Permafrost Thaw and Ground Instability
Permafrost—ground that remains frozen for at least two consecutive years underlies about a quarter of the Northern Hemisphere. Warming temperatures are causing permafrost to thaw, leading to ground subsidence, landslides, and the collapse of built structures. This process, known as thermokarst, transforms flat tundra into hummocky, lake-filled terrain. The geological substrate in permafrost regions—often ice-rich silts—is highly sensitive to temperature change. As the ground destabilizes, previously sequestered organic carbon is released as methane and carbon dioxide, creating a positive feedback that accelerates global warming.

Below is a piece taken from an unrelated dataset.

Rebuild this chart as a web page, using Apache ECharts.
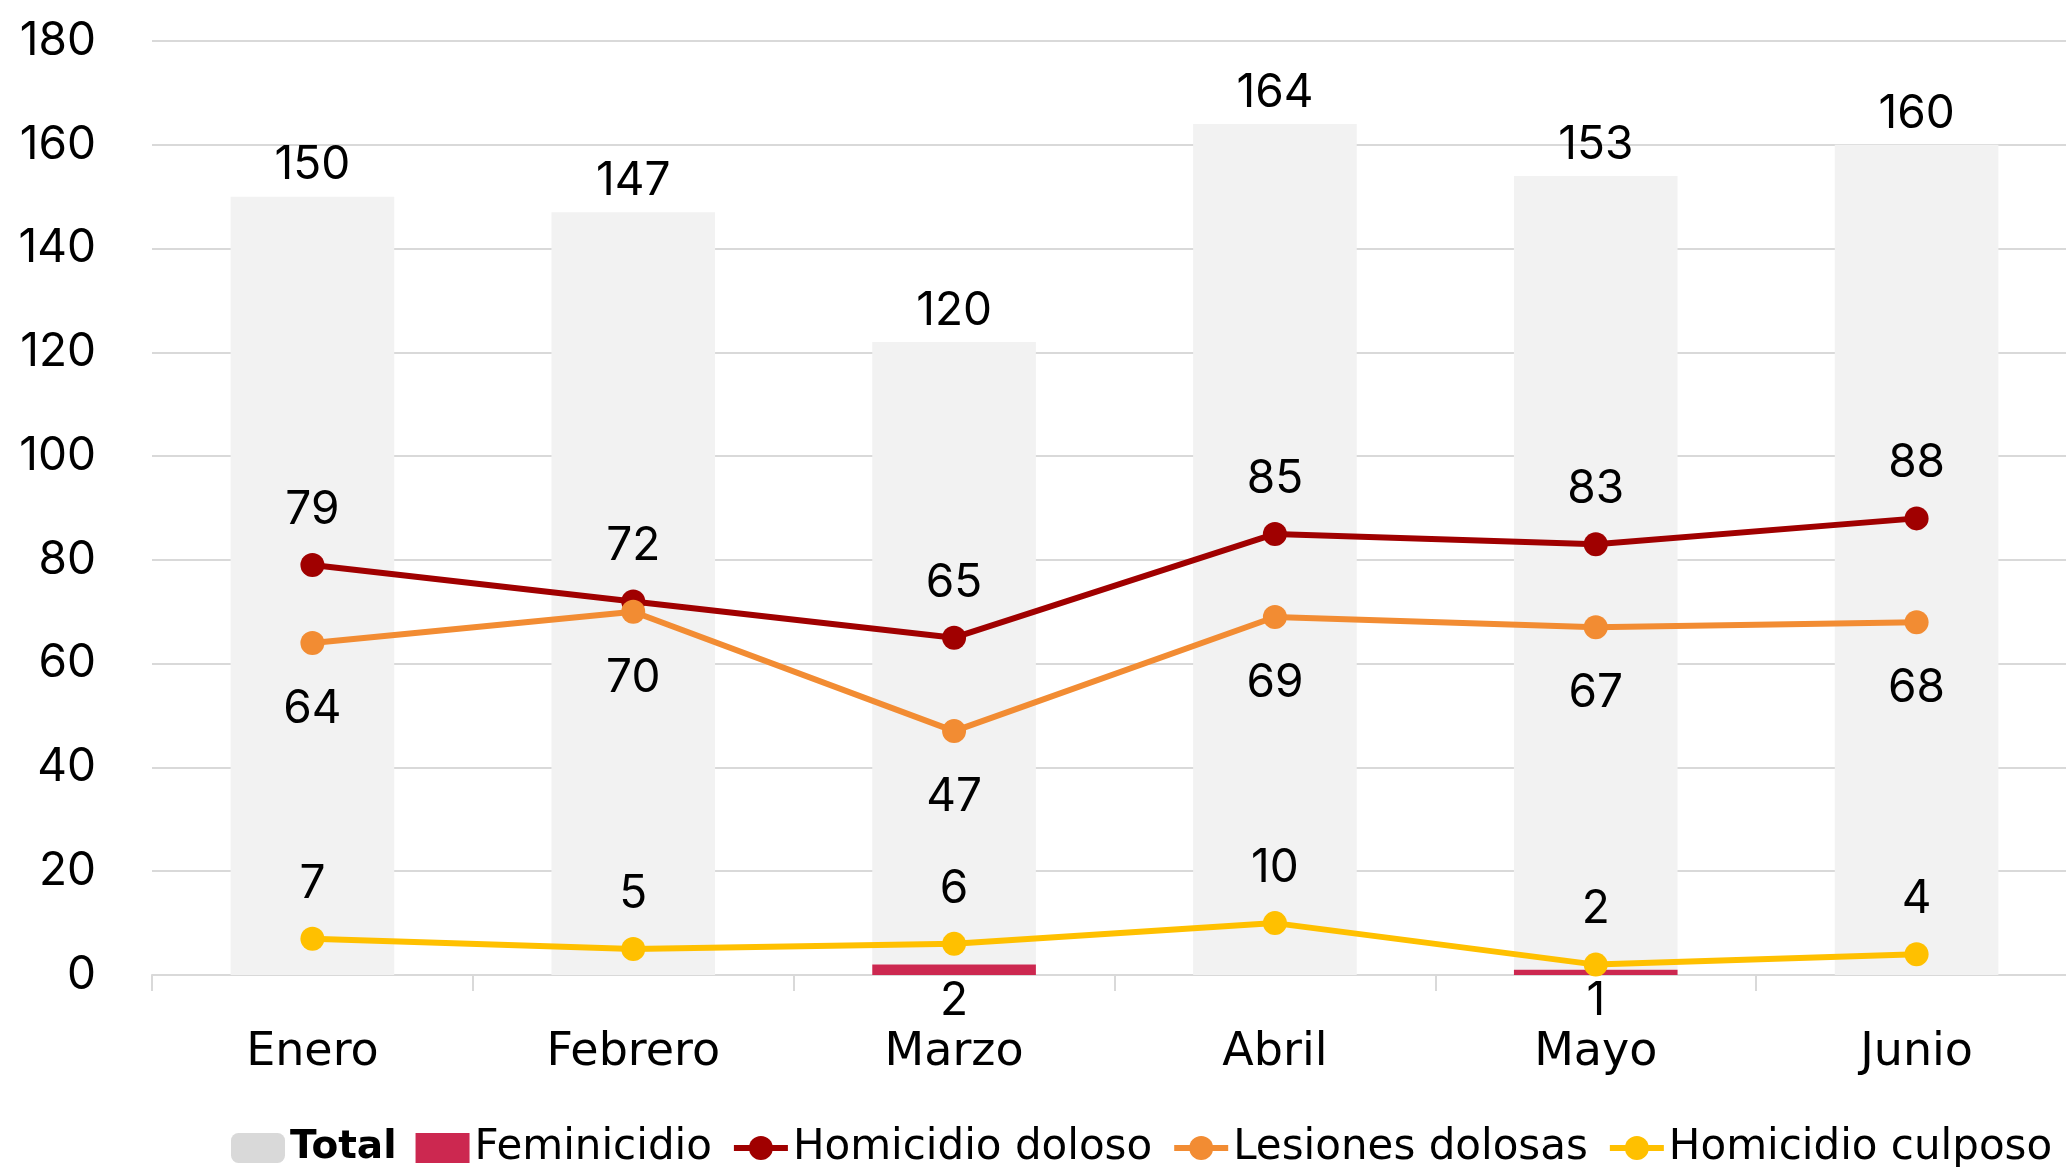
<!DOCTYPE html>
<html>
<head>
<meta charset="utf-8">
<script src="https://cdn.jsdelivr.net/npm/echarts@6/dist/echarts.min.js"></script>
<style>
  html, body { margin: 0; padding: 0; background: #fff; }
  #chart { width: 2066px; height: 1167px; }
</style>
</head>
<body>
<div id="chart"></div>
<script>
// datos del semestre
var meses = ['Enero', 'Febrero', 'Marzo', 'Abril', 'Mayo', 'Junio'];
var total = [150, 147, 120, 164, 153, 160];
var feminicidio = [0, 0, 2, 0, 1, 0];
var homicidioDoloso = [79, 72, 65, 85, 83, 88];
var lesionesDolosas = [64, 70, 47, 69, 67, 68];
var homicidioCulposo = [7, 5, 6, 10, 2, 4];

var fuenteNum = 'Inter, "Noto Sans", sans-serif';
var fuenteTxt = '"DejaVu Sans", sans-serif';
var tam = 46;

var myChart = echarts.init(document.getElementById('chart'));

function lineaSerie(nombre, datos, color, posicion, distancia) {
    return {
        name: nombre,
        type: 'line',
        data: datos,
        symbol: 'circle',
        symbolSize: 24,
        lineStyle: { color: color, width: 6 },
        itemStyle: { color: color },
        label: {
            show: true,
            position: posicion,
            distance: distancia,
            color: '#000',
            fontFamily: fuenteNum,
            fontSize: tam
        },
        z: 5
    };
}

var option = {
    animation: false,
    textStyle: { fontFamily: fuenteNum },
    //leyenda abajo
    legend: {
        left: 226,
        bottom: -7,
        itemGap: 19,
        itemWidth: 54,
        itemHeight: 30,
        lineStyle: { width: 6 },
        textStyle: { fontFamily: fuenteTxt, fontSize: 42, color: '#000' },
        data: [
            { name: 'Total', itemStyle: { color: '#d9d9d9' }, textStyle: { fontWeight: 'bold', fontSize: 39 } },
            { name: 'Feminicidio', icon: 'rect' },
            'Homicidio doloso',
            'Lesiones dolosas',
            'Homicidio culposo'
        ]
    },
    grid: {
        left: 152,
        top: 41,
        width: 1925,
        bottom: 192,
        containLabel: false,
        outerBoundsMode: 'none'
    },
    xAxis: [{
        type: 'category',
        data: meses,
        axisLine: { lineStyle: { color: '#d9d9d9', width: 2 } },
        axisTick: { show: true, length: 16, lineStyle: { color: '#d9d9d9', width: 2 } },
        axisLabel: { color: '#000', fontFamily: fuenteTxt, fontSize: tam, margin: 55 }
    }],
    yAxis: [{
        type: 'value',
        min: 0,
        max: 180,
        interval: 20,
        axisLine: { show: false },
        axisTick: { show: false },
        splitLine: { lineStyle: { color: '#d9d9d9', width: 2 } },
        axisLabel: { color: '#000', fontFamily: fuenteNum, fontSize: tam, margin: 56 }
    }],
    series: [
        {
            name: 'Feminicidio',
            type: 'bar',
            stack: 'mes',
            data: feminicidio,
            barWidth: '51%',
            itemStyle: { color: '#cc2850' },
            label: {
                show: true, position: 'bottom', distance: 3,
                color: '#000', fontFamily: fuenteNum, fontSize: tam,
                formatter: function (p) { return p.value ? p.value : ''; }
            },
            z: 2
        },
        {
            name: 'Total',
            type: 'bar',
            stack: 'mes',
            data: total,
            barWidth: '51%',
            itemStyle: { color: '#f2f2f2' },
            label: {
                show: true, position: 'top', distance: 8,
                color: '#000', fontFamily: fuenteNum, fontSize: tam
            },
            z: 1
        },
        lineaSerie('Homicidio doloso', homicidioDoloso, '#a00000', 'top', 20),
        lineaSerie('Lesiones dolosas', lesionesDolosas, '#f28c33', 'bottom', 31),
        lineaSerie('Homicidio culposo', homicidioCulposo, '#ffc000', 'top', 20)
    ]
};
myChart.setOption(option);
</script>
</body>
</html>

Desertification and Sediment Dynamics
In semi-arid and arid regions, climate change is projected to reduce precipitation and increase drought frequency. Vegetation cover diminishes, exposing bare soil to wind and water erosion. This can trigger a feedback loop: eroded soil is less able to retain moisture, further reducing plant growth. The Sahara Desert has expanded over the past century, and similar trends are observed in the Sahel and parts of Central Asia. On a geological scale, this process alters sediment transport pathways, choking rivers and filling reservoirs. The interaction between dryland geology (often thick, unconsolidated sediments) and a drying climate creates rapidly changing, dust-generating landscapes that affect regional and global climate through aerosol forcing.
Conclusion
The interaction of climate and geology is a fundamental driver of Earth’s evolving landscapes. Geology provides the canvas—the materials, structures, and long-term tectonic motions—while climate paints the surface with erosional and depositional processes. Their feedback loops regulate planetary temperature, generate natural resources, and sustain ecosystems. As human activities increasingly perturb both the climate and the geological environment, understanding these interactions becomes not just an intellectual pursuit but a practical necessity for stewardship of the planet. From the jagged peaks of the Himalayas to the sinking coastlines of the Gulf, every landscape tells the story of this enduring, dynamic relationship.